**Task prompt**
Repeat only the lines below that run from the line with "Write a Python" to the line with "plt.rcParams['mathtext.fontset'] = 'stix'", ends included; skip every picture.

+++ Material for this exercise +++

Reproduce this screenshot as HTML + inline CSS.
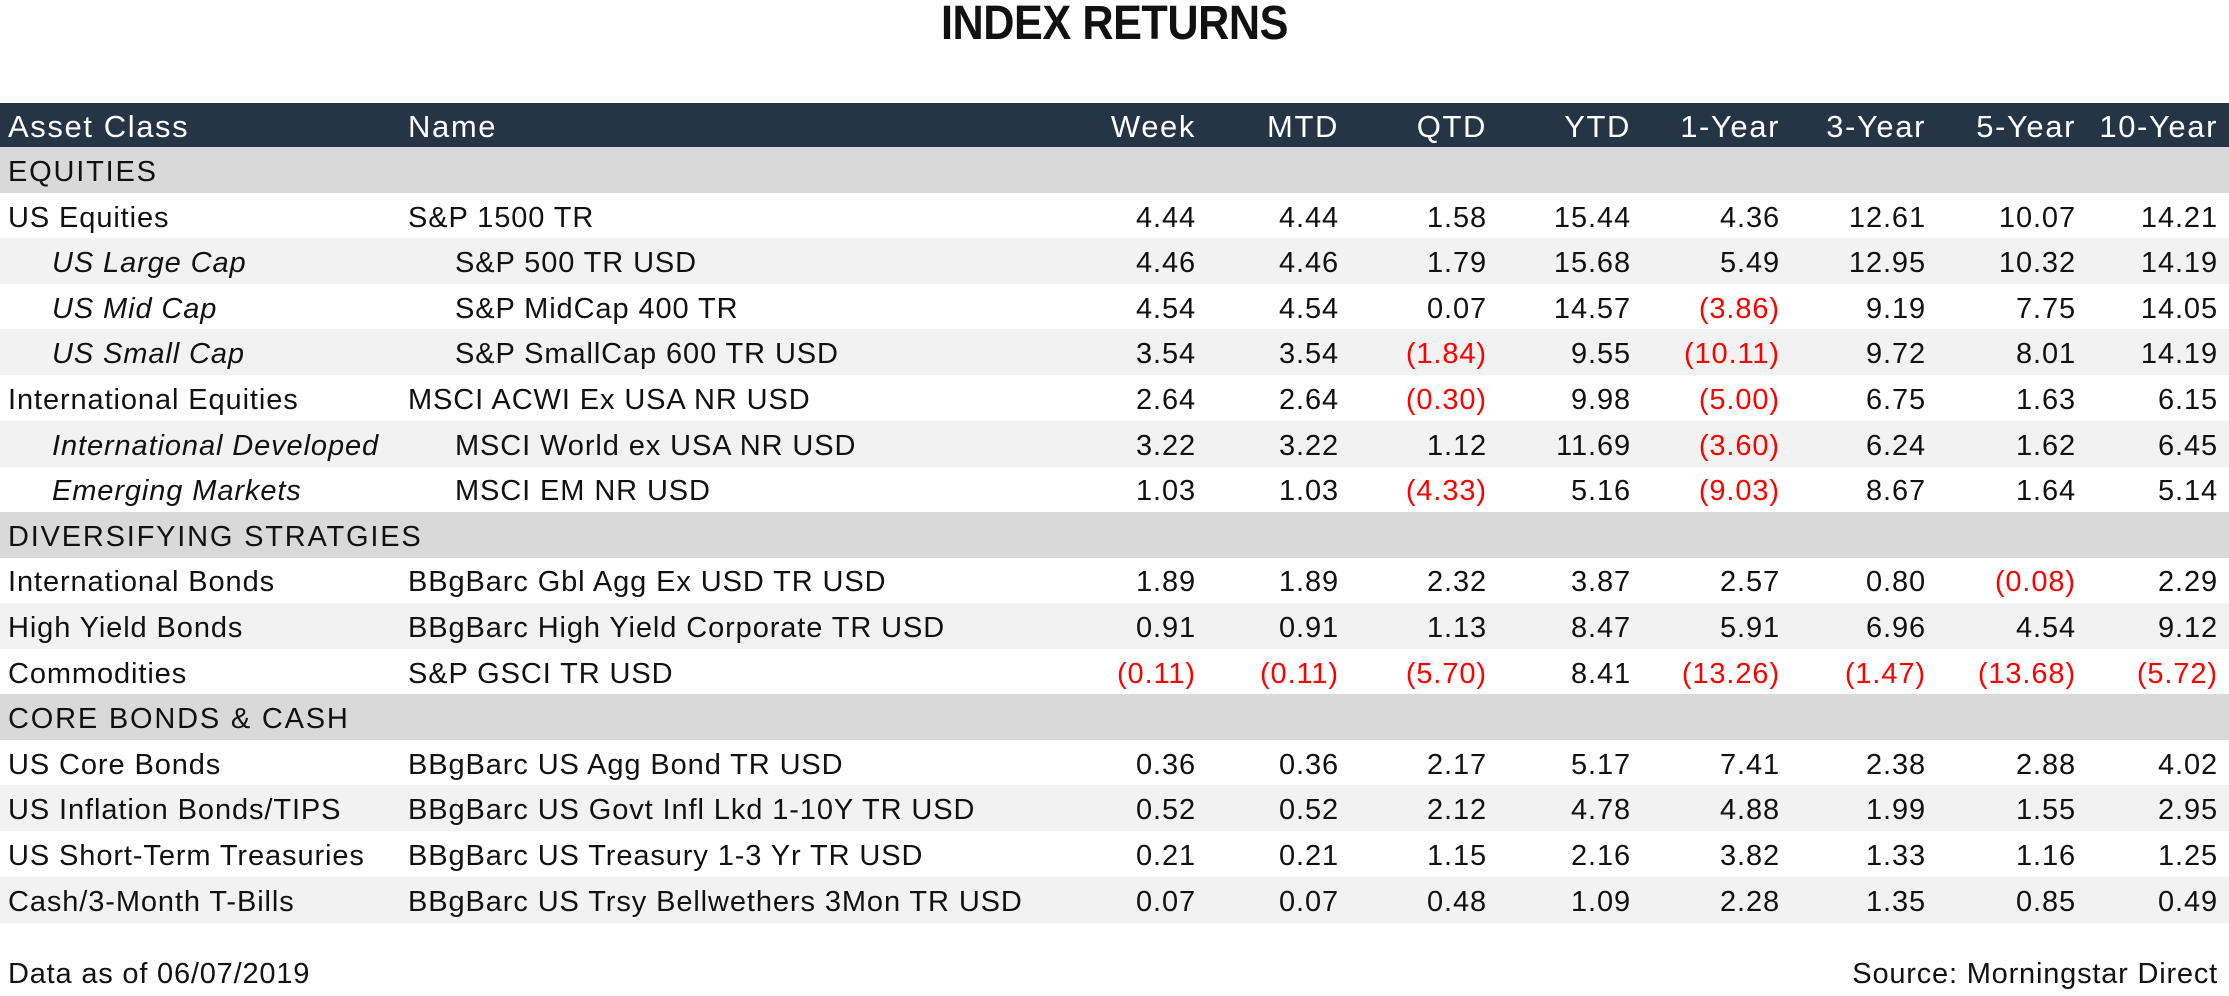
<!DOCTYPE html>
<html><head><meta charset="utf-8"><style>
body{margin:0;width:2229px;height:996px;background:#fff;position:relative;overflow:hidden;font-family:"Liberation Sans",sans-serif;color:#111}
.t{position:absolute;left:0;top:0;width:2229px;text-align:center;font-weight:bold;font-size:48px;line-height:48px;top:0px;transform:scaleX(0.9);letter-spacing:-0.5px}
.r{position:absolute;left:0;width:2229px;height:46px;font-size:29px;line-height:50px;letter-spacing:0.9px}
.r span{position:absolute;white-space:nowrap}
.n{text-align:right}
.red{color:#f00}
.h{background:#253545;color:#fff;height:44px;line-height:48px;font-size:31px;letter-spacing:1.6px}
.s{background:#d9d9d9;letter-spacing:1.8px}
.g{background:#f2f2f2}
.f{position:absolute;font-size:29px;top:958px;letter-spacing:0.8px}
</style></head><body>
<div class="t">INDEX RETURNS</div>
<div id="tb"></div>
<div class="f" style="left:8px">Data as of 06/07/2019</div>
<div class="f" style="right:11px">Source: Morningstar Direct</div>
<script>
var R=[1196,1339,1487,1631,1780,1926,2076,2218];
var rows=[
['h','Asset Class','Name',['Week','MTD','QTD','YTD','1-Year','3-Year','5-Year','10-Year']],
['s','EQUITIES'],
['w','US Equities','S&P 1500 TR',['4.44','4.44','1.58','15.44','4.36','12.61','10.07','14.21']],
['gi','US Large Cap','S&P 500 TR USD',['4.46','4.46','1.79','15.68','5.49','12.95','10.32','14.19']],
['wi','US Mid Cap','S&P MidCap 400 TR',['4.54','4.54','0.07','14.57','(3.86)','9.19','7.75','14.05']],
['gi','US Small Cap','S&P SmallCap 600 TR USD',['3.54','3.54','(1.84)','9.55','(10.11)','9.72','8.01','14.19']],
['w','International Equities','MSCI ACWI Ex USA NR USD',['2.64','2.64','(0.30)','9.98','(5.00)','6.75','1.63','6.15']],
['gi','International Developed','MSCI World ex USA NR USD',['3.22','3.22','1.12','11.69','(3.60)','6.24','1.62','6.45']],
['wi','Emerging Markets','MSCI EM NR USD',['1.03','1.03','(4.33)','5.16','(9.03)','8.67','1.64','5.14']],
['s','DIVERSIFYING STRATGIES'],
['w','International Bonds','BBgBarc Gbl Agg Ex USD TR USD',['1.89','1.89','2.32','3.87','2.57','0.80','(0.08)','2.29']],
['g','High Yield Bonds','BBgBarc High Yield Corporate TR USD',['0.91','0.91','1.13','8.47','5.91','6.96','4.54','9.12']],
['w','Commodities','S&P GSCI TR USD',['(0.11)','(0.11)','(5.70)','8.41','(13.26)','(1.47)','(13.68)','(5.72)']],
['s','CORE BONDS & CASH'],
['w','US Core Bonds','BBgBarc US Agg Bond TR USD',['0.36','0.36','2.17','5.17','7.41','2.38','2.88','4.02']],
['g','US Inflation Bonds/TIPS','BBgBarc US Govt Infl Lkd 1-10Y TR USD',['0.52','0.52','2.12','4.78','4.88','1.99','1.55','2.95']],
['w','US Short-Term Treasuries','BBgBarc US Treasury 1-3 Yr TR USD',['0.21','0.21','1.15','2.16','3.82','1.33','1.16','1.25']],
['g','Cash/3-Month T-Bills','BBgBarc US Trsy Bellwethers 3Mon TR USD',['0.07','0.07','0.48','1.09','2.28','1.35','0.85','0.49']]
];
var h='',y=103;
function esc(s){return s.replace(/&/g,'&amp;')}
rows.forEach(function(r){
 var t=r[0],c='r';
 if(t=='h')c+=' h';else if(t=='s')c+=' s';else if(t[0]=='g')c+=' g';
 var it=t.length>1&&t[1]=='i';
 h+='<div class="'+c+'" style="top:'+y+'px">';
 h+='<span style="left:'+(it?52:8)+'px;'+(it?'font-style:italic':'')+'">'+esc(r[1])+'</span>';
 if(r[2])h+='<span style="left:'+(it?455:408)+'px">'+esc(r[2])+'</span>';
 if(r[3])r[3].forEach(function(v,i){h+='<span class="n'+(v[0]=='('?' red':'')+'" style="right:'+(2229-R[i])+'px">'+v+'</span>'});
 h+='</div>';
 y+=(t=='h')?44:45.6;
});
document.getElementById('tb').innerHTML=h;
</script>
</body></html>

+++
+++ Material for this exercise +++

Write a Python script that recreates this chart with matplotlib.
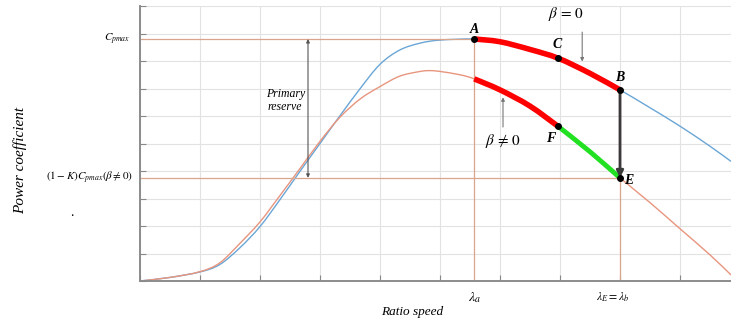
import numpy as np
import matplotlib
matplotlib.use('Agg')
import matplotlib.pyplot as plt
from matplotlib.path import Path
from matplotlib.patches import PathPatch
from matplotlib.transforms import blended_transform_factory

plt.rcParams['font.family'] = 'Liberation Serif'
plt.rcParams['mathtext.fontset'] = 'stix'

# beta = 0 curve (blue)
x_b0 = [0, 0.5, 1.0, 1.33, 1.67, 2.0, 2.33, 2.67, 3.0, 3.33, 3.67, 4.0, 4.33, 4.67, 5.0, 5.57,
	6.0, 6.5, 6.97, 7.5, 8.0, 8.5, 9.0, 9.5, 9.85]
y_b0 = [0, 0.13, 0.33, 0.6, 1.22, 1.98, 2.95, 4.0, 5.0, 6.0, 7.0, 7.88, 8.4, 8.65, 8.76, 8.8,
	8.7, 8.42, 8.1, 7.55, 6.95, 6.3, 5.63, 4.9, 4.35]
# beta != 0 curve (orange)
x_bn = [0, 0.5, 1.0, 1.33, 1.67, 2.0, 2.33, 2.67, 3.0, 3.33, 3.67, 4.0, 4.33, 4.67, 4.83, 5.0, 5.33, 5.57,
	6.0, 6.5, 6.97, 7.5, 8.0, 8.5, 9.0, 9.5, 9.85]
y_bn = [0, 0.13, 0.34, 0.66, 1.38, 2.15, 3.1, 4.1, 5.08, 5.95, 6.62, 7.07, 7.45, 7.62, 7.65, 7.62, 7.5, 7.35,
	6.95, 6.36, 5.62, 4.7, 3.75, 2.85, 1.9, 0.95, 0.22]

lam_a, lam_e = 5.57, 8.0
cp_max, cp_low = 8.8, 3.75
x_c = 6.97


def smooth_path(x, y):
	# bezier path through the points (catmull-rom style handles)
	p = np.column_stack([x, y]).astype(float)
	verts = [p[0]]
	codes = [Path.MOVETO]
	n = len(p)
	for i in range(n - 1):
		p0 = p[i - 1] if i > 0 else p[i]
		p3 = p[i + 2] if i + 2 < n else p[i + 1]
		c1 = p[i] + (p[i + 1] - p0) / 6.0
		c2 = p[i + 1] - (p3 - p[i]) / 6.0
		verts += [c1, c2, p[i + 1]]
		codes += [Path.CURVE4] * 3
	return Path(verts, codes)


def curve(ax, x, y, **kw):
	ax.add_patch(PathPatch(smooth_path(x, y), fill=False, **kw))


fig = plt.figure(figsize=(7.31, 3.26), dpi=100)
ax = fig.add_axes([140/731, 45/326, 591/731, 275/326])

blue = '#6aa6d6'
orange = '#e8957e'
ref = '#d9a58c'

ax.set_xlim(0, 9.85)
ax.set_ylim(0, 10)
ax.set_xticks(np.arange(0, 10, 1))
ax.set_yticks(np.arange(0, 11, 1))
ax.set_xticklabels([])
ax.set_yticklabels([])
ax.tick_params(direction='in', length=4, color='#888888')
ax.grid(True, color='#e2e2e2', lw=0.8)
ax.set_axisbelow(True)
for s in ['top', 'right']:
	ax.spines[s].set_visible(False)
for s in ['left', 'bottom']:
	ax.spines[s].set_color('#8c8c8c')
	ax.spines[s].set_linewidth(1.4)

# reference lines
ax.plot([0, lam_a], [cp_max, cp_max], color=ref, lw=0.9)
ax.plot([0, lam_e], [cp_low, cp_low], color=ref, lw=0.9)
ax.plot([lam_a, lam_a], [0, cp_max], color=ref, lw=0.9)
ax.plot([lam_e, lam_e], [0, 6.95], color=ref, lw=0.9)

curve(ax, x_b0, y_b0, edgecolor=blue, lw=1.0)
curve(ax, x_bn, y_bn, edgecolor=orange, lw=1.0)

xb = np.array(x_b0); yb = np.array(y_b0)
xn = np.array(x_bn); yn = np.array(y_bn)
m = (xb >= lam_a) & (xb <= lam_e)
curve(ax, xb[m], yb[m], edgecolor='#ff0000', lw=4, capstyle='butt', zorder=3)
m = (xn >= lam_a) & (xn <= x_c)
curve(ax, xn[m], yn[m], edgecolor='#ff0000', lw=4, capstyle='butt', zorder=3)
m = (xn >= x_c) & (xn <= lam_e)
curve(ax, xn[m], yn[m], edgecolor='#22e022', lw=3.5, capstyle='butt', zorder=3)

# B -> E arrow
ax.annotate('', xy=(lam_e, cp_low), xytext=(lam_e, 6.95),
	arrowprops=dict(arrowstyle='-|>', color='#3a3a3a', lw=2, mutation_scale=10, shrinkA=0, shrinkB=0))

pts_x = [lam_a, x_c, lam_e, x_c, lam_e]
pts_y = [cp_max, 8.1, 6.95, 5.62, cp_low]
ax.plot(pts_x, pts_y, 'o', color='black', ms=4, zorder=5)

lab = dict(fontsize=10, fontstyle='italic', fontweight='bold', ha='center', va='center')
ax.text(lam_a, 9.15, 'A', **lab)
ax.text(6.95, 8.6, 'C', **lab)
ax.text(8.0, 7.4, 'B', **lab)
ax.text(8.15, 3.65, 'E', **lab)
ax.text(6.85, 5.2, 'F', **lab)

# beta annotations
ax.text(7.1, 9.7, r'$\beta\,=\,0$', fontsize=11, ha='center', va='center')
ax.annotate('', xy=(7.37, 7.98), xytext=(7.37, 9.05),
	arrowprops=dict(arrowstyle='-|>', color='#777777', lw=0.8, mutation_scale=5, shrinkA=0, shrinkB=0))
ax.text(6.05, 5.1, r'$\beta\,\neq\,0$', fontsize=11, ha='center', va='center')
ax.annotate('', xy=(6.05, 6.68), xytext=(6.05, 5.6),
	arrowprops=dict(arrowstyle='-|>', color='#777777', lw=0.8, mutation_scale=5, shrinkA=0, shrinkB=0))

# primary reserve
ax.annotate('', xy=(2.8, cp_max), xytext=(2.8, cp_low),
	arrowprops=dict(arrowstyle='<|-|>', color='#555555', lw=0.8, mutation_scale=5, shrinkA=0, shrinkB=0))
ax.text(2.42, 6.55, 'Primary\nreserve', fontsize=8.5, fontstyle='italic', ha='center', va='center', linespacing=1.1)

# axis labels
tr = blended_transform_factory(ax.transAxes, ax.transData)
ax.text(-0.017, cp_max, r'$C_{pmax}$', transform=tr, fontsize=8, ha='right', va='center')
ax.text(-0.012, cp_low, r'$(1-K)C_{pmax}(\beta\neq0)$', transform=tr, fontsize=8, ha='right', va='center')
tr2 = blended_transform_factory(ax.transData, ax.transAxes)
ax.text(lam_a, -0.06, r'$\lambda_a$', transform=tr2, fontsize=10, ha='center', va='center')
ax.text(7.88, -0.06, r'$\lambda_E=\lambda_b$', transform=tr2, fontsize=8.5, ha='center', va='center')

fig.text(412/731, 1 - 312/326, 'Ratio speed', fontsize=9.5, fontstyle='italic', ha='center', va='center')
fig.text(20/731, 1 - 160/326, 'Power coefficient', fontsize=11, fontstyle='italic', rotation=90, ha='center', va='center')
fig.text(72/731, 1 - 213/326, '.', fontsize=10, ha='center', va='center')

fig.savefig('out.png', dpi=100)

+++

**Result for this task**
Write a Python script that recreates this chart with matplotlib.
import numpy as np
import matplotlib
matplotlib.use('Agg')
import matplotlib.pyplot as plt
from matplotlib.path import Path
from matplotlib.patches import PathPatch
from matplotlib.transforms import blended_transform_factory

plt.rcParams['font.family'] = 'Liberation Serif'
plt.rcParams['mathtext.fontset'] = 'stix'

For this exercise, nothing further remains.